++++ Data shown ++++

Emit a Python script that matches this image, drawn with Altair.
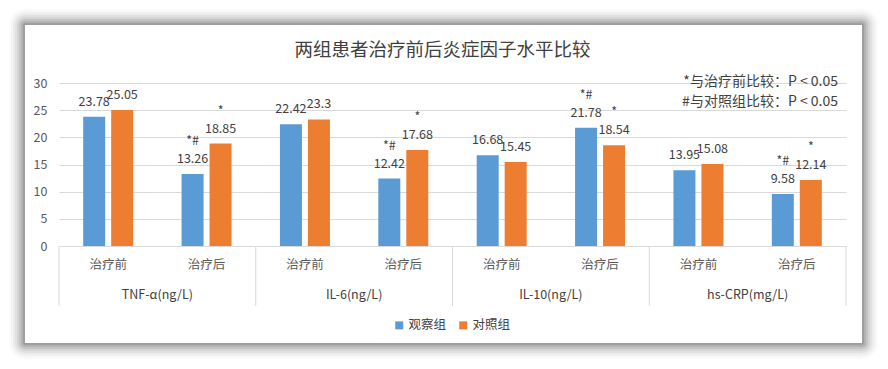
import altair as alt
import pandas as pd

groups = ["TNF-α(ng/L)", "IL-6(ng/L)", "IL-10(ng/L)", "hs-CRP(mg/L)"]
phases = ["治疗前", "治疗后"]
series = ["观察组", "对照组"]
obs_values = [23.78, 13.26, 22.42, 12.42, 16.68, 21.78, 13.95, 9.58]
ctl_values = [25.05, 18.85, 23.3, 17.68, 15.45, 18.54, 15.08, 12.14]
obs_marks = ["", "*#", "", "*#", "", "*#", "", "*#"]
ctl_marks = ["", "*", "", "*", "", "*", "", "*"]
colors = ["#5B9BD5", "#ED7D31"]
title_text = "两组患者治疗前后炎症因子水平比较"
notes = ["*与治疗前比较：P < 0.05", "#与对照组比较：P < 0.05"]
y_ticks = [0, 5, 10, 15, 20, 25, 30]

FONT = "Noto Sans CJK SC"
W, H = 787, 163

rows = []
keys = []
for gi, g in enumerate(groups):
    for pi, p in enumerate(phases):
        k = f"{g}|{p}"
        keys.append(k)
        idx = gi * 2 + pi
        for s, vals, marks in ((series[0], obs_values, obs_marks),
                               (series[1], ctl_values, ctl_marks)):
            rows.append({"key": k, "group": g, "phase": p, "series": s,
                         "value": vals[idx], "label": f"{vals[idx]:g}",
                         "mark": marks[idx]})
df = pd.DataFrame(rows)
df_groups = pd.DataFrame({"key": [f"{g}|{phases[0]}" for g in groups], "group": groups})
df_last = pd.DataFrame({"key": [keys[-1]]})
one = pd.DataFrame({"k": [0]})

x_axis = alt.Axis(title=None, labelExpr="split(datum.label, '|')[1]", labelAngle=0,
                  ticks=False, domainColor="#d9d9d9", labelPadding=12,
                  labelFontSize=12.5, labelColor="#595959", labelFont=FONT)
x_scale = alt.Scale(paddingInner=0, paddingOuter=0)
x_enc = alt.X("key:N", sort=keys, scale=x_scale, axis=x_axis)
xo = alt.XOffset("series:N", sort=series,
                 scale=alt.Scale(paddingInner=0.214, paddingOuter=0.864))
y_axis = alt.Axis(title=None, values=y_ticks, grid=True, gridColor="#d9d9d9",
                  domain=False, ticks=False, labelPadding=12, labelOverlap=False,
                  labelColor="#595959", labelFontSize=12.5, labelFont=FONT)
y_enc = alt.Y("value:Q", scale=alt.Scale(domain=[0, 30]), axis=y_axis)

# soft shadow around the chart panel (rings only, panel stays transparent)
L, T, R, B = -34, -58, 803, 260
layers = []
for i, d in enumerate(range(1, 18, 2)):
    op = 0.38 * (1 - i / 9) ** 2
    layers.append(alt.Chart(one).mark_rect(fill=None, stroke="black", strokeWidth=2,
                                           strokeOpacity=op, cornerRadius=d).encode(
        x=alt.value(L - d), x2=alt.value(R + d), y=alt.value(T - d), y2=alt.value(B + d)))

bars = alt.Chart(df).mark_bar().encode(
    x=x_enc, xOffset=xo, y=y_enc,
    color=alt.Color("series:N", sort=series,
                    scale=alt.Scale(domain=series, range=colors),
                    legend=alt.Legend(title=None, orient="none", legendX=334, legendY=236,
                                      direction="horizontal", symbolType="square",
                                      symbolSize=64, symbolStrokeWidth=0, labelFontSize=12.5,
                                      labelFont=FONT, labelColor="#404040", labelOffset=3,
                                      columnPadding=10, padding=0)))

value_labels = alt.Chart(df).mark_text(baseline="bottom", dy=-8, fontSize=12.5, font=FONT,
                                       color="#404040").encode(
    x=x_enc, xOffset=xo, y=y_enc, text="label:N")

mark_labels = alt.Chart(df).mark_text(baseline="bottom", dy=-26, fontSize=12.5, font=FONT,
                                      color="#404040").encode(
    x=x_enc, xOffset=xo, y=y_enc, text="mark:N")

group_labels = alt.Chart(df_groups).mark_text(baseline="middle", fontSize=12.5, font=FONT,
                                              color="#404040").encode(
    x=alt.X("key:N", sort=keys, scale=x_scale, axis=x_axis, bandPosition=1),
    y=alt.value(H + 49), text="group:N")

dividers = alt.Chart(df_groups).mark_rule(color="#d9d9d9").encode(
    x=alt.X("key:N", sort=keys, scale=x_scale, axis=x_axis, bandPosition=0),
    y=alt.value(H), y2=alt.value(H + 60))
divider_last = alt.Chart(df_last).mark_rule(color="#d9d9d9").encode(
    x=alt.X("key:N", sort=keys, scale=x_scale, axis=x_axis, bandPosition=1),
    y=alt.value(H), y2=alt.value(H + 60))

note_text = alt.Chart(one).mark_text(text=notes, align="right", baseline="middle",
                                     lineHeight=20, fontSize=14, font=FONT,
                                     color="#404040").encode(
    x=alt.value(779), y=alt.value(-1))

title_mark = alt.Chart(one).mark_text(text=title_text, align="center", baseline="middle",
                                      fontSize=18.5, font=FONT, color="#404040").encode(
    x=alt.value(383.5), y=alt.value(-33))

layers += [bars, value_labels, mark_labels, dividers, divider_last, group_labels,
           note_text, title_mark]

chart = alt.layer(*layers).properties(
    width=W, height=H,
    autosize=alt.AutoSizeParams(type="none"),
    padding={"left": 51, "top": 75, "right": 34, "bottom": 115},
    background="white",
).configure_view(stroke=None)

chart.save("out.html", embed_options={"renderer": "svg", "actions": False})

++++
++++ Data shown ++++

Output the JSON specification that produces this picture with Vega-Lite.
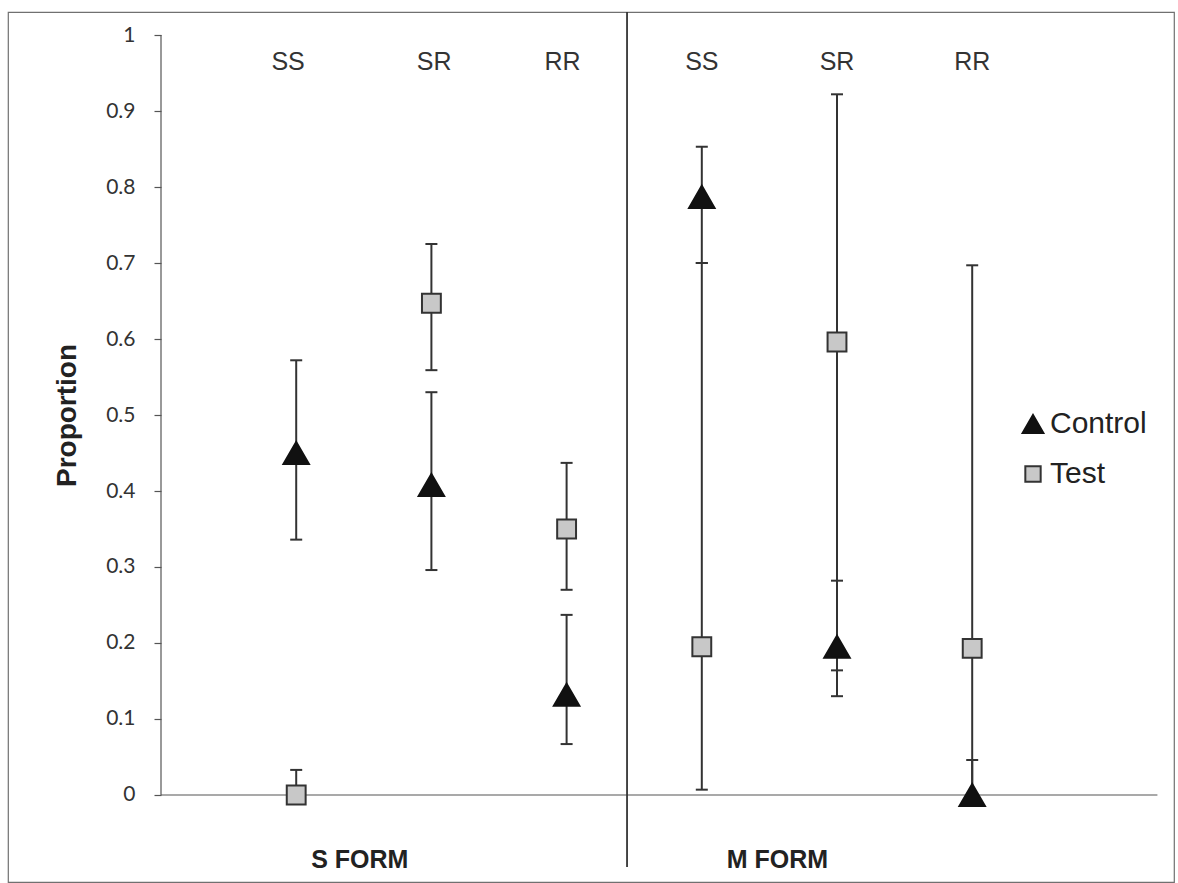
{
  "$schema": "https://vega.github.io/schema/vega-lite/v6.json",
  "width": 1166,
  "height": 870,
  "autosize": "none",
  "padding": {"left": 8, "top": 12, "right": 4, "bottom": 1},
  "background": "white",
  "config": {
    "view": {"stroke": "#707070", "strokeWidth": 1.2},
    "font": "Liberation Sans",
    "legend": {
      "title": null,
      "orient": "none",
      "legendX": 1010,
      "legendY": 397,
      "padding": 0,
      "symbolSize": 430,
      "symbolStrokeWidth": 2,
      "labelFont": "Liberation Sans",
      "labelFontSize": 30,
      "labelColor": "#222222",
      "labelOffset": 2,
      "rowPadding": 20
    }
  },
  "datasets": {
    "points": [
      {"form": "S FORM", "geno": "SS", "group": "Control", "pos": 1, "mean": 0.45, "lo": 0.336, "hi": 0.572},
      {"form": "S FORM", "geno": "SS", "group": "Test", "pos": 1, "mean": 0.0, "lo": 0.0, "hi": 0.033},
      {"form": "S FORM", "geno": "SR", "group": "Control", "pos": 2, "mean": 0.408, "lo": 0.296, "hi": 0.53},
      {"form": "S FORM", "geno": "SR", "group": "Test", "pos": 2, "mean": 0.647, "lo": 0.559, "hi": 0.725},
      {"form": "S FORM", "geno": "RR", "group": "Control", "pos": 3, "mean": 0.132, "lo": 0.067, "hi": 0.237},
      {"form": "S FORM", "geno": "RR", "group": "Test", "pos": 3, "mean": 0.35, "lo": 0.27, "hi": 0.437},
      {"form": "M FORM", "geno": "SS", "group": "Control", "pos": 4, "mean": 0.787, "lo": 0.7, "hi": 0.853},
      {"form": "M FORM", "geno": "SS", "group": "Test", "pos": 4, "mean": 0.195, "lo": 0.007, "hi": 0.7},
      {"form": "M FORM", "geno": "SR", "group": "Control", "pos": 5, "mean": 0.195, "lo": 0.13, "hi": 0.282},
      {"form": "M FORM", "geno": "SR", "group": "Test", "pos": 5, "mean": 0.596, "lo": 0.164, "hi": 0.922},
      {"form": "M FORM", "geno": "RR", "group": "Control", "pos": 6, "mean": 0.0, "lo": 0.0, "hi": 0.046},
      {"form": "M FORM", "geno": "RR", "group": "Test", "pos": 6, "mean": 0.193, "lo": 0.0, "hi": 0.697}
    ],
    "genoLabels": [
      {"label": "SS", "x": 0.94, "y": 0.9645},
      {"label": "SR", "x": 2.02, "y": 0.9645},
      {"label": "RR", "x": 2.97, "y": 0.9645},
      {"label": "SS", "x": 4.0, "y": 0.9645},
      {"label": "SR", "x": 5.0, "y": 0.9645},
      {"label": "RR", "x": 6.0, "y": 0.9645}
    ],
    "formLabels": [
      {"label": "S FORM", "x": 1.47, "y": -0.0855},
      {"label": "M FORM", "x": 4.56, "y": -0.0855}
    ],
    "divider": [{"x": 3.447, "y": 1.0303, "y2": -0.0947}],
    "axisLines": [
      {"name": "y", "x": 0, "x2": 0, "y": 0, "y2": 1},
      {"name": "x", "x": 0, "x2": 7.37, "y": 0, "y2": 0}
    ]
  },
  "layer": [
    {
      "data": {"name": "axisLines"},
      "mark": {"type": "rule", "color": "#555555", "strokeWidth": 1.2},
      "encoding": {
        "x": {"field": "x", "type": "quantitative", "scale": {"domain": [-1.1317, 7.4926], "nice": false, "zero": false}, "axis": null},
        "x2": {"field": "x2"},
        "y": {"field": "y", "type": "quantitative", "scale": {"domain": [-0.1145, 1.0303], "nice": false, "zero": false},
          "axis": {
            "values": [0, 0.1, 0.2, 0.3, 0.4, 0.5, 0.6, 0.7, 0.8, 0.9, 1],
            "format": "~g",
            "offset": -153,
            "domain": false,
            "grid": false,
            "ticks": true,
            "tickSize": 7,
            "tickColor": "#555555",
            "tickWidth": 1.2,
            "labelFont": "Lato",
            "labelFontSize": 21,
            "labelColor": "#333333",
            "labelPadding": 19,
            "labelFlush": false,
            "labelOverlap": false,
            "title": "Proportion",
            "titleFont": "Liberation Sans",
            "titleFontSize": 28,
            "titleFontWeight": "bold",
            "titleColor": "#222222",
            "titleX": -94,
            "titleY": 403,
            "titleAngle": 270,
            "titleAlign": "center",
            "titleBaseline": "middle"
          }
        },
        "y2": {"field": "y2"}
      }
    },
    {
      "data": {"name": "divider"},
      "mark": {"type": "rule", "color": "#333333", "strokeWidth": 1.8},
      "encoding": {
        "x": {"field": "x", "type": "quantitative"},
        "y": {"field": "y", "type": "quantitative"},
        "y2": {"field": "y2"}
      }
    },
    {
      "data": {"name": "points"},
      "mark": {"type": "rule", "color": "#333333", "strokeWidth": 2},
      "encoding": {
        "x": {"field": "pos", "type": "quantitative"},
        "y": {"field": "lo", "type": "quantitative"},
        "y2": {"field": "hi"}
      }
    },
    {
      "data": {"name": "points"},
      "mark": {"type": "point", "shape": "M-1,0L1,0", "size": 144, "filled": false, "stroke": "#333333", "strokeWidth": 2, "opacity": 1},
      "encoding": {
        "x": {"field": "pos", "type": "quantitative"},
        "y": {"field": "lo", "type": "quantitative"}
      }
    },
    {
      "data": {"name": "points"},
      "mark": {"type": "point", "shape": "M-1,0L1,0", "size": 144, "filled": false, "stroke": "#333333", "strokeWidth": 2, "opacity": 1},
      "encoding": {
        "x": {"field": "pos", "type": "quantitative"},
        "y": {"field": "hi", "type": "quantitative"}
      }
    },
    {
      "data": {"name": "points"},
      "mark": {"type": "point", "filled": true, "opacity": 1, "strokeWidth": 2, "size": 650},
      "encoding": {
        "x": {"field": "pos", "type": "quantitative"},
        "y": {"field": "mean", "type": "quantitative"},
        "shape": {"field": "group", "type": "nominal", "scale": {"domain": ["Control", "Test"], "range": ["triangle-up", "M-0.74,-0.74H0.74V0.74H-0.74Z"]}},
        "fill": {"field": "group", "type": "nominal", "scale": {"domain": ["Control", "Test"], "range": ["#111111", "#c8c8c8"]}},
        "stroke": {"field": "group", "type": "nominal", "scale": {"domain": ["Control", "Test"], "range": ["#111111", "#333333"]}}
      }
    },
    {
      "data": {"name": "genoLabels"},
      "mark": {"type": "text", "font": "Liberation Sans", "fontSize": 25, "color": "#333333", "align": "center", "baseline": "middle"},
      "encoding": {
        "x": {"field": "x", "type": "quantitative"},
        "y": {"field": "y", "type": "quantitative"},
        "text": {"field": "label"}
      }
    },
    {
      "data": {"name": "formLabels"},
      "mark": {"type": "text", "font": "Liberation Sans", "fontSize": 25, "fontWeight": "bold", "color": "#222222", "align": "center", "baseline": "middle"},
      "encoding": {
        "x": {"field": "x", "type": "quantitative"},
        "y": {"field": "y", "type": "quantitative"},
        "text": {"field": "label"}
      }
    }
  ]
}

++++
++++ Data shown ++++

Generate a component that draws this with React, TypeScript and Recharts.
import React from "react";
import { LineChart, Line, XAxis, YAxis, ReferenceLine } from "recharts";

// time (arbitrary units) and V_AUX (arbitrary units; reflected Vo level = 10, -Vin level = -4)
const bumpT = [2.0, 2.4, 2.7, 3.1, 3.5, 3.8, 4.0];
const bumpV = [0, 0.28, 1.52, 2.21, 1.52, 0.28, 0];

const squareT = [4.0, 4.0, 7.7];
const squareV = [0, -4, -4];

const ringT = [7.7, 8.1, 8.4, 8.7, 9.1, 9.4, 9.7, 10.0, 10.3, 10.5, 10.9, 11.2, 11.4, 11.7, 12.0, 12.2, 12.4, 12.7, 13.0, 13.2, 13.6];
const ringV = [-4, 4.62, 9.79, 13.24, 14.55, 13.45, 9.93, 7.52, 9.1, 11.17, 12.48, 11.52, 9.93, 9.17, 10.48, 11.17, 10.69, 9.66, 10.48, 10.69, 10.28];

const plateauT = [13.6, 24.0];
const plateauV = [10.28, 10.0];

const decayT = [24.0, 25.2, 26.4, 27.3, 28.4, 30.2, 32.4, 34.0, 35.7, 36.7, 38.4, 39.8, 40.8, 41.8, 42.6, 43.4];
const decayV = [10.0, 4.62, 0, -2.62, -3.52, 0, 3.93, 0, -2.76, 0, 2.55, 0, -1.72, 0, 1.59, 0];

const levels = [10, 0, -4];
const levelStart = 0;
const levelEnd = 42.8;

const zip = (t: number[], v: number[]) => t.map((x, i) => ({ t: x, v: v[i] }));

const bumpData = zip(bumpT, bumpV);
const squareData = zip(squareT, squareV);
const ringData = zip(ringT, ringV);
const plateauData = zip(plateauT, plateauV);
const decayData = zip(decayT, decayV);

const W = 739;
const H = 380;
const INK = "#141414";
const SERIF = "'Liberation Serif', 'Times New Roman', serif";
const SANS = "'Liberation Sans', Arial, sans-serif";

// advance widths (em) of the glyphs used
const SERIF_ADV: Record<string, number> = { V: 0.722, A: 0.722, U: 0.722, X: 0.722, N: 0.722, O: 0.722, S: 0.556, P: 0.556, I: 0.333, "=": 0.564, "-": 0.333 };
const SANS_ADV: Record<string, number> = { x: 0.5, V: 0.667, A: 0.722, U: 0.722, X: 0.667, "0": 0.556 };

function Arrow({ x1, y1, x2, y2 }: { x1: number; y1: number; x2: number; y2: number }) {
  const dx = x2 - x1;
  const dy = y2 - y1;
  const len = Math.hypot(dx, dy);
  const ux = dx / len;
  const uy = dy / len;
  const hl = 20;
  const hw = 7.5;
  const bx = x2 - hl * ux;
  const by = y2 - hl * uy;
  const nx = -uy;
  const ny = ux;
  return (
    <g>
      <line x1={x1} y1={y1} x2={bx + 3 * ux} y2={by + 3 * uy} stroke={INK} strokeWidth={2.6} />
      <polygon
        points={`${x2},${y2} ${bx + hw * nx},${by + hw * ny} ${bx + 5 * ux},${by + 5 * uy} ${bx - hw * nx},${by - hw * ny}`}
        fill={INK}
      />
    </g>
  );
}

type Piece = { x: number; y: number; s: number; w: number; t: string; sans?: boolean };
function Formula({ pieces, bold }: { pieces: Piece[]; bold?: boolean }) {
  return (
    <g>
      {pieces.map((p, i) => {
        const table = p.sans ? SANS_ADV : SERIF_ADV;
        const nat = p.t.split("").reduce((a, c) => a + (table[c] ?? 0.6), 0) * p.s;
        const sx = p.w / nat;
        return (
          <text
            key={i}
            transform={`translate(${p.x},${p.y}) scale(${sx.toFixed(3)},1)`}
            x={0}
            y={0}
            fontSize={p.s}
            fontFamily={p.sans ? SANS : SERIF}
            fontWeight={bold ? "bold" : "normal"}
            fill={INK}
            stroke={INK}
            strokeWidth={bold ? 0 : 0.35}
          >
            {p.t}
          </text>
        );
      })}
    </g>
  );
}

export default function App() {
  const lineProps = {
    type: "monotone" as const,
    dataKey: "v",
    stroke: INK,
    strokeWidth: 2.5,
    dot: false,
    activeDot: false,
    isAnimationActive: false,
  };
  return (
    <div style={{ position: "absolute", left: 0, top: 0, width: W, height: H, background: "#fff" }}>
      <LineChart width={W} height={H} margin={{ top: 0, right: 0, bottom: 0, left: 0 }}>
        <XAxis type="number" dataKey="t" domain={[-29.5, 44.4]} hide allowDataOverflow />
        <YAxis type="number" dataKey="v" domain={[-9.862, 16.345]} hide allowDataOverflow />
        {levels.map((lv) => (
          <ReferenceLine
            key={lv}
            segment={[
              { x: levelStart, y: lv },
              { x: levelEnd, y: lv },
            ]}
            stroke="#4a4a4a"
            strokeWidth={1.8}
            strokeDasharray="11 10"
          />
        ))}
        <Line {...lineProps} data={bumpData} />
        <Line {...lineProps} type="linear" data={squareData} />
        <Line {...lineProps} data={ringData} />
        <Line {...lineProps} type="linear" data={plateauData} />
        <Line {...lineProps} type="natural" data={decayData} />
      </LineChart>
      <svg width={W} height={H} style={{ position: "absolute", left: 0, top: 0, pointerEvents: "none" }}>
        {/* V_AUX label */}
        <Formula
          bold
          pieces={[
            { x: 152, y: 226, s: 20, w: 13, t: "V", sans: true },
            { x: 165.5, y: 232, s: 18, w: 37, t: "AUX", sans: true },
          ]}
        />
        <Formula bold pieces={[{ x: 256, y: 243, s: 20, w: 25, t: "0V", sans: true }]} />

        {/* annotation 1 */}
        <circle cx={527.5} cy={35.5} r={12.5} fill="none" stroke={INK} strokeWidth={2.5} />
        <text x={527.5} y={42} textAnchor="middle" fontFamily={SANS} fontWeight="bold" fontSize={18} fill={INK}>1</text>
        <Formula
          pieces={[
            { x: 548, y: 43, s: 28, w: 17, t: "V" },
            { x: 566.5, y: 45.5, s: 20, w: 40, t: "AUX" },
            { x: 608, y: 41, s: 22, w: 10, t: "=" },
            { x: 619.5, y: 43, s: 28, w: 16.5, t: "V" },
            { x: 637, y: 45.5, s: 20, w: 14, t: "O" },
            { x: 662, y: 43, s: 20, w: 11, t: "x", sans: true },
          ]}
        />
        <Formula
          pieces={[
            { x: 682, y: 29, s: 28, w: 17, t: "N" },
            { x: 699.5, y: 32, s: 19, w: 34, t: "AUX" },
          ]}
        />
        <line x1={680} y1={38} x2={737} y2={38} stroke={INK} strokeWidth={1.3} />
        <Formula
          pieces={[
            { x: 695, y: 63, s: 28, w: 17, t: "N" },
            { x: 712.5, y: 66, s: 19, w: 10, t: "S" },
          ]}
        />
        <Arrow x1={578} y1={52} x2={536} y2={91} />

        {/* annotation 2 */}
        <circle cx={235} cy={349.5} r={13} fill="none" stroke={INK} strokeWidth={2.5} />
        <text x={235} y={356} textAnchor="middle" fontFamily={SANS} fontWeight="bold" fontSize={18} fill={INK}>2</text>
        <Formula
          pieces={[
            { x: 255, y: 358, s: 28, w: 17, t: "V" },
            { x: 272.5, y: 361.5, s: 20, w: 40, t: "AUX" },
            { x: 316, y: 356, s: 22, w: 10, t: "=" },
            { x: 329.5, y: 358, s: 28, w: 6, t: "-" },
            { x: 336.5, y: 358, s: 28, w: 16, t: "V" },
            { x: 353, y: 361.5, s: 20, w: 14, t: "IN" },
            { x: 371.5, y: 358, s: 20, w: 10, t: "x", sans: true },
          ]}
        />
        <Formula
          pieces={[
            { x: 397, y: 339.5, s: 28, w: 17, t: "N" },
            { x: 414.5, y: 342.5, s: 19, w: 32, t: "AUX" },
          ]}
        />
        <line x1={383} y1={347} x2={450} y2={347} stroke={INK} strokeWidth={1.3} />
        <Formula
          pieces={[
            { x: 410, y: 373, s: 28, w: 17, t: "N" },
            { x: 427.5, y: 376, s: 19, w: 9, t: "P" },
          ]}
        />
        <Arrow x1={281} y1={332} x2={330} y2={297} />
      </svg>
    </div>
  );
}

++++

> **Your task**: Give again, word for word, the part that opens with the line containing "Emit a Python" and closes with the one containing "y_ticks = [0, 5, 10, 15, 20, 25, 30]". Include both of those lines and skip all pictures.

> **Full solution**:
Emit a Python script that matches this image, drawn with Altair.
import altair as alt
import pandas as pd

groups = ["TNF-α(ng/L)", "IL-6(ng/L)", "IL-10(ng/L)", "hs-CRP(mg/L)"]
phases = ["治疗前", "治疗后"]
series = ["观察组", "对照组"]
obs_values = [23.78, 13.26, 22.42, 12.42, 16.68, 21.78, 13.95, 9.58]
ctl_values = [25.05, 18.85, 23.3, 17.68, 15.45, 18.54, 15.08, 12.14]
obs_marks = ["", "*#", "", "*#", "", "*#", "", "*#"]
ctl_marks = ["", "*", "", "*", "", "*", "", "*"]
colors = ["#5B9BD5", "#ED7D31"]
title_text = "两组患者治疗前后炎症因子水平比较"
notes = ["*与治疗前比较：P < 0.05", "#与对照组比较：P < 0.05"]
y_ticks = [0, 5, 10, 15, 20, 25, 30]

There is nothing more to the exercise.